While US mayors who have joined domestic and/or international environmental networks report considerably higher level of political agency to counteract federal climate policies relative to mayors who are non-joiners, this empowerment does not appear to extend to policy issues like immigration and policing (BUIC report). In addition, in a study of 27 diverse global cities, over half reported that participation in city networks had led to change in a local policy, greater capacity of city staff and the introduction of pilot projects based on other cities’ experience. But almost none reported that its networks changed national, regional or supranational policies (CCGA report).
Temporary or permanent, room to experiment? The examples of cities resisting or compensating for problems in state or inter-state governance emphasize the positive trend of city diplomacy.
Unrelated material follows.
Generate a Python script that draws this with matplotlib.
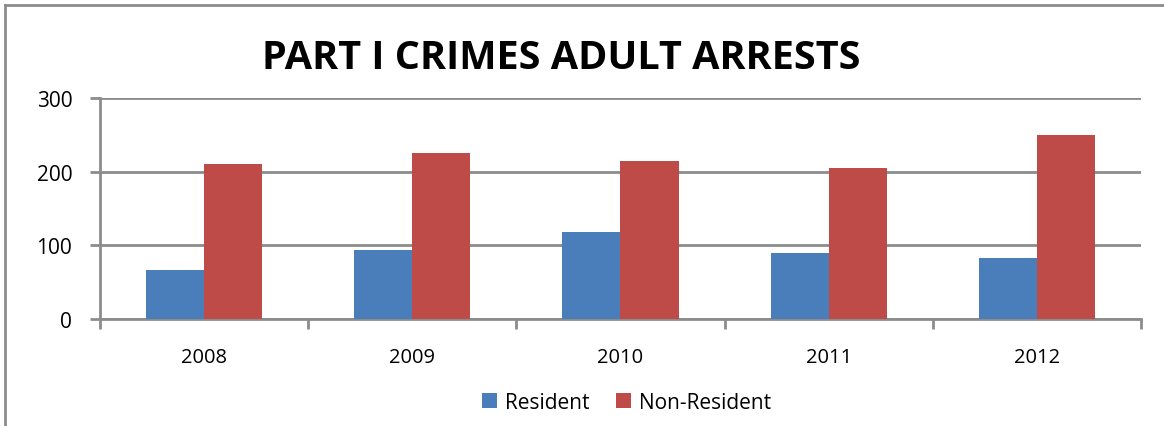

In contrast, some members underlined that cities remain subject to the state’s power to control their activities (Helmut, Neema), while the argument was also made that, in many settings, a state’s national interests would soon actually come to be defined by its urban interests (Janne). Others contrasted the positive instances of city diplomacy with the problem of opacity and lack of public accountability in cases such as Sidewalk Labs. A number of members emphasized the informality, flexibility and experimental quality of city diplomacy, as compared to other modes of diplomatic engagement, with different views on what regulatory conditions that suggested (Mariana, Helmut, Fleur).